Historians are constantly reexamining the past in the hope of shedding new light on events that took place decades or centuries ago. In some cases, the revisionism may be an attempt to make the past conform to today's politically correct standards.
It's no different with economic history. There isn't a whole lot of difference, arithmetically or experientially, between an increase in real gross domestic product of 0.6 percent (old history) and a decrease of 0.2 percent (revisionist history) in the fourth quarter of last year. Eight months ago, the housing market was still imploding, loan defaults were still rising, and food and energy prices were still taking a bigger bite out of the family budget.
What the fourth-quarter minus sign does is make it easier -- more politically correct, if you will -- for the official arbiter of the U.S. business cycle, the National Bureau of Economic Research's Business Cycle Dating Committee, to declare a recession, assuming the coincident indicators they track continue to deteriorate.
In its annual benchmark revisions for 2005 through 2007, the Bureau of Economic Analysis revised real GDP down by 0.2 percentage point a year (on a fourth-quarter over fourth-quarter basis). That adjustment belies huge quarter-to-quarter swings.
For example, strong growth of 4.8 percent in both the second and third quarters of 2007 was bracketed by weak bookends: GDP rose 0.1 percent in the first quarter and declined 0.2 percent in the fourth.
Not So Hot
The BEA's first guess at second-quarter GDP growth was 1.9 percent. The drawdown in inventories subtracted almost 2 percentage points from growth while the shrinking trade deficit added 2.4 percentage points, the most in almost three decades.
Half the trade improvement was the result of a 6.6 percent annualized decline in real imports, according to Goldman Sachs Group Inc. economists. ``Imports don't fall that sharply in a strong economy, at least not in the United States,'' they wrote in a note to clients.
Residential investment fell 15.6 percent, the smallest decline in a year. Consumer spending rose 1.5 percent, shy of estimates, even with the presumed boost from one-time tax rebate checks. By the end of the second quarter, Treasury had distributed $78.3 billion in rebates as part of an economic stimulus program.
Mind the Spread
There's a more important reason economists and statisticians are interested in economic history. They are constantly constructing (and deconstructing) econometric models, creating indexes and searching for indicators that will give them a forecasting edge.
For whatever reason, most of them fail to heed the message of the yield curve, one of the more reliable harbingers of recession.

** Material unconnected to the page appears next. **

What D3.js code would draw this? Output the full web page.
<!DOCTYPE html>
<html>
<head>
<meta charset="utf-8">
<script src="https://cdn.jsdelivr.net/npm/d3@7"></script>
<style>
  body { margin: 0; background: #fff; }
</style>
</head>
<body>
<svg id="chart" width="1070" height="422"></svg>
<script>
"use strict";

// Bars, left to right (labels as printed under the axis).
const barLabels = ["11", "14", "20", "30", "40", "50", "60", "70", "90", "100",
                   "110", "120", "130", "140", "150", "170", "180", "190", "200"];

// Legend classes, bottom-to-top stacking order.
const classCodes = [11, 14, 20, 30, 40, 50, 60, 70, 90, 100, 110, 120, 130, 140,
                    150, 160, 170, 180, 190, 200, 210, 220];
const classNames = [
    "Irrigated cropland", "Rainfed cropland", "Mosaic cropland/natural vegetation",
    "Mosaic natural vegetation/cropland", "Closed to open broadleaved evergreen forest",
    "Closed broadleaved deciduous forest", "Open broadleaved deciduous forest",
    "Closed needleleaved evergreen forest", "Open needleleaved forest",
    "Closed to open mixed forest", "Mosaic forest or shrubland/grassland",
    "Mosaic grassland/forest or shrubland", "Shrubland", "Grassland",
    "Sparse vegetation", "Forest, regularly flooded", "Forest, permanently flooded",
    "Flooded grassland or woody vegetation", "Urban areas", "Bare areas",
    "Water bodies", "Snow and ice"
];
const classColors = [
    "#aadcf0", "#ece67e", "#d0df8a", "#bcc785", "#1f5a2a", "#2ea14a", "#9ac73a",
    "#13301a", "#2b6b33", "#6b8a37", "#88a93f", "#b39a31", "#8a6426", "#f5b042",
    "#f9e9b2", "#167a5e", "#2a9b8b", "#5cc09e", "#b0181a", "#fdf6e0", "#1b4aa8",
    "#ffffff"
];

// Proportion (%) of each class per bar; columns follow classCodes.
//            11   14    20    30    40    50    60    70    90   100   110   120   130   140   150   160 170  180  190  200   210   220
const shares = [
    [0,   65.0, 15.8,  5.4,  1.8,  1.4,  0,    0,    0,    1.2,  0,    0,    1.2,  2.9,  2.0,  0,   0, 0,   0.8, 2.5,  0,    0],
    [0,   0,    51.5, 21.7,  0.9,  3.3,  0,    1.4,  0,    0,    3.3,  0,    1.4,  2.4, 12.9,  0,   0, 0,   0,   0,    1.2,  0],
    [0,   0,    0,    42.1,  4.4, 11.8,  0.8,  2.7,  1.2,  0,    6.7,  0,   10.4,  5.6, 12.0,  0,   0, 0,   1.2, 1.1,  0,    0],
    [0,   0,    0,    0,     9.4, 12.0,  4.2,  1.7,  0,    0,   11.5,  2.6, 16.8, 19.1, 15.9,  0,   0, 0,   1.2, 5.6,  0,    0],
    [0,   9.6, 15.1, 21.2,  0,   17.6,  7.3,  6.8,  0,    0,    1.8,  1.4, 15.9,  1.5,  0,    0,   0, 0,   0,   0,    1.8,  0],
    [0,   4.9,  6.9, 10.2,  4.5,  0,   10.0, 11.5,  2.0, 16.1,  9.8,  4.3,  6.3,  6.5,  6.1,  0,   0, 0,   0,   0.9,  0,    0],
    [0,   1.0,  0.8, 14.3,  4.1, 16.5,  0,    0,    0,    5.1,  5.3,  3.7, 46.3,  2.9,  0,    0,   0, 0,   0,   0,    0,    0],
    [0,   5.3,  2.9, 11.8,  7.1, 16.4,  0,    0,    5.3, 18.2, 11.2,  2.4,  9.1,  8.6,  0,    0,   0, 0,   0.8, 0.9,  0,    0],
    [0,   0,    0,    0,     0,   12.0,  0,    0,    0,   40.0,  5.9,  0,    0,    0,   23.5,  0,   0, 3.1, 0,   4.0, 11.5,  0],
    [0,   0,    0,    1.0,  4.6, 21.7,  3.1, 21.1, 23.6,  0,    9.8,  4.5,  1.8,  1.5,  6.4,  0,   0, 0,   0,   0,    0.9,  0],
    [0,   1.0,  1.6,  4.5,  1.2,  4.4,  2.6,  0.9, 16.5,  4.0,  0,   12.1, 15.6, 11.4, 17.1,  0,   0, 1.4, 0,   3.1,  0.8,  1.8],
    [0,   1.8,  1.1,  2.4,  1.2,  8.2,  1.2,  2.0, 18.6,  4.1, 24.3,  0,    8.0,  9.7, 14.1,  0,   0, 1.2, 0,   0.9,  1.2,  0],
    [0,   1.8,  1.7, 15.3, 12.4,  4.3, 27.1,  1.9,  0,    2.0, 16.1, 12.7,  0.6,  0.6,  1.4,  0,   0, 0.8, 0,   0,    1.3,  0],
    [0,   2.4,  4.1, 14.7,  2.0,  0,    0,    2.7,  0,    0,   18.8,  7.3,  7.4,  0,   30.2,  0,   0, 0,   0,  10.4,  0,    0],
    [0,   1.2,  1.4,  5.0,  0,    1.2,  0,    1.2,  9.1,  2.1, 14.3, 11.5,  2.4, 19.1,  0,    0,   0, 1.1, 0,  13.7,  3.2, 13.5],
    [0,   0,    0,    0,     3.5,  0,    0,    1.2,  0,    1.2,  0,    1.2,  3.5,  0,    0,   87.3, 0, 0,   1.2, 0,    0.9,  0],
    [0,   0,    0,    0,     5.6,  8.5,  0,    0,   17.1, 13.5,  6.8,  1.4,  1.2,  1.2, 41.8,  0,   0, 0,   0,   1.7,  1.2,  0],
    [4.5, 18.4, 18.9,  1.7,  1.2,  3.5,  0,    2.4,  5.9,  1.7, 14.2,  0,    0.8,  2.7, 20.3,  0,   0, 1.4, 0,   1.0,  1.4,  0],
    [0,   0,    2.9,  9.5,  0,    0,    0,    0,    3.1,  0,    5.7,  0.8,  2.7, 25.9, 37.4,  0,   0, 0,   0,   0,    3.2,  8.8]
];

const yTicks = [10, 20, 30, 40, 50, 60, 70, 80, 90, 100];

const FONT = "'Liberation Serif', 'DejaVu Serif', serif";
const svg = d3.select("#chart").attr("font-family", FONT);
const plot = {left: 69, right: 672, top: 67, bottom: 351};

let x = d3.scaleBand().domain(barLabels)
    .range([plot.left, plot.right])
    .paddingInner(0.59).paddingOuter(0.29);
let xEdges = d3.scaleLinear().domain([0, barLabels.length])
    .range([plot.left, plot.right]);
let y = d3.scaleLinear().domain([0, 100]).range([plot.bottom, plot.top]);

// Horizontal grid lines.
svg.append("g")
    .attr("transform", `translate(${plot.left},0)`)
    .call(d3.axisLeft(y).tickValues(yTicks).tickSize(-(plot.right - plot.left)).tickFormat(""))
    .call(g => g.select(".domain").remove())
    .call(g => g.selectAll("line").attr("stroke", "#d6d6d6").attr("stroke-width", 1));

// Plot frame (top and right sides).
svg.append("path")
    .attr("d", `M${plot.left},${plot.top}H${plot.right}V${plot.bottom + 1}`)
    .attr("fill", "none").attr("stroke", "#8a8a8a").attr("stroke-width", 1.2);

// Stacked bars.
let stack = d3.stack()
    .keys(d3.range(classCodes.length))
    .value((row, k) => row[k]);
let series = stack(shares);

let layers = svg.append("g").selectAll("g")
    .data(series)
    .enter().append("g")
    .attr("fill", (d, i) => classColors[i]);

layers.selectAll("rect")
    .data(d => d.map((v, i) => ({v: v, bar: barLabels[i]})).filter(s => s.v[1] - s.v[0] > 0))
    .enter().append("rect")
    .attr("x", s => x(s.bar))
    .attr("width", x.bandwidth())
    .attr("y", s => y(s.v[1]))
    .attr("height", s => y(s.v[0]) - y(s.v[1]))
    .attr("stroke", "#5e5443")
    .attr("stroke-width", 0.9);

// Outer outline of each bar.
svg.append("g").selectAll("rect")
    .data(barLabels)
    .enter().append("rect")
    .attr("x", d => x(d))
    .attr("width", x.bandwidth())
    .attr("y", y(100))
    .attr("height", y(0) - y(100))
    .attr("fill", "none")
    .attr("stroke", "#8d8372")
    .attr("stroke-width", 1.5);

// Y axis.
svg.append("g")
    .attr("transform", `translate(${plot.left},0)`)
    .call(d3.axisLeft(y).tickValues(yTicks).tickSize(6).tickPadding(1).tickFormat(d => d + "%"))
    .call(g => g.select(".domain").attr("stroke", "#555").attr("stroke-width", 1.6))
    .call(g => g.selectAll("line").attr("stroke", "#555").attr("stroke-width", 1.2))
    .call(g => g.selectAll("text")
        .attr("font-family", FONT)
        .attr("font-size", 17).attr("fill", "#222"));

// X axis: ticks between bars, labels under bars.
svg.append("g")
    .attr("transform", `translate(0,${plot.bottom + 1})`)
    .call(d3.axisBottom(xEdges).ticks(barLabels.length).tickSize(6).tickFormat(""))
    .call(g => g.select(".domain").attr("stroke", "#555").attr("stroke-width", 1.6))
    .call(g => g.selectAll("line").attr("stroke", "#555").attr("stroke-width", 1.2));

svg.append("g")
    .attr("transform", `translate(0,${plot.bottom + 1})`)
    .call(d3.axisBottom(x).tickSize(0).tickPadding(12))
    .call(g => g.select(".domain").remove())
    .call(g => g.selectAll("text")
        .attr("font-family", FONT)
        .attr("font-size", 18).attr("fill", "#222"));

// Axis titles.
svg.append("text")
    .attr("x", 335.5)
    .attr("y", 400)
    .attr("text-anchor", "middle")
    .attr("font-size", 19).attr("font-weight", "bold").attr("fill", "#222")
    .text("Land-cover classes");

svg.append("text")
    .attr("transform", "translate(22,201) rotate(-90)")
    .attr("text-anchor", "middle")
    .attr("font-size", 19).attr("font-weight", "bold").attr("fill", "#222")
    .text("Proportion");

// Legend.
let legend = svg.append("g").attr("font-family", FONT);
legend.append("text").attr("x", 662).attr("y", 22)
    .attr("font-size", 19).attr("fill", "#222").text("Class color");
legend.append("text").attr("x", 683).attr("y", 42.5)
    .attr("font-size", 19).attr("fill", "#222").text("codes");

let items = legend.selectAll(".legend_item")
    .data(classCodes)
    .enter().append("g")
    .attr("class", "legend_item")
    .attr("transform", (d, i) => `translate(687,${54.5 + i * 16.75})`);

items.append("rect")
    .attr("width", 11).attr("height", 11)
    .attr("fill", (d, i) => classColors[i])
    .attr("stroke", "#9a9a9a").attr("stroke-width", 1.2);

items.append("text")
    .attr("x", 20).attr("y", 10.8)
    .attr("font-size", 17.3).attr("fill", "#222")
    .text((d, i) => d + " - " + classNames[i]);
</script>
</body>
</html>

The slope of the yield curve -- the difference between a short-term rate under the direct control or influence of the central bank and a market-determined long-term rate -- has been one of the best predictors of recession over the last half century. Its stellar reputation prompted the Conference Board to add the spread to its Index of Leading Economic Indicators in the 1996 overhaul.
When the curve is inverted -- when the monetary authority is holding the overnight rate above the long rate -- it augurs bad times ahead.
In the current cycle, the fed funds/10-year spread was inverted on a monthly basis from July 2006 through December 2007. Fed officials ignored the message until the financial system blew up in their faces.
Something Strange
Policy makers argued that a ``global savings glut'' was keeping long rates low. (The reason is irrelevant.) Almost everyone else pooh-poohed the spread, saying the economy doesn't turn down when long-term interest rates are low, inversion or no inversion.
Maybe, just maybe, the inverted yield curve contributed to banks' distress. Late last year, after the banks started to own up to the extent of their losses, New York Times columnist Floyd Norris put everything in perspective.
``We should have known something was strange,'' Norris wrote in a Nov. 16 column. ``The banks were doing a lot better than they should have been doing.''
Banks borrow short and lend long. They profit handsomely from the existence of an upward sloping yield curve. They can borrow at the fed funds rate and invest in risk-free U.S. Treasuries and rack up nice profits.
Reaching for Yield
At the time, the curve was flat or inverted, and credit spreads were historically low, Norris pointed out. ``Yet the bank stocks were buoyant, and so were reported profits.''
I remember kicking myself for not putting it all together. Banks, we now know, were dabbling in AAA rated garbage in the proverbial reach for yield.
They stretched too far and are paying the price.
What's the yield curve telling us now? The 200-basis-point spread between the funds rate and 10-year Treasury yield is indicative of an expansionary monetary policy in ordinary times.
The times are hardly ordinary. Previous periods of banking- system stress -- the early 1990s, for example -- have required an extended period of a near-vertical yield curve (400 basis points in 1992) to allow the banks to heal.
It takes a wider spread to achieve the same result when banks are choosing to restrict credit availability or, worse, shrinking their balance sheets to improve capital ratios.
That's the single most-important reason the Fed isn't likely to raise its benchmark rate, currently at 2 percent, anytime soon.
The second reason is, it's politically incorrect, not to mention risky, to raise rates in recession.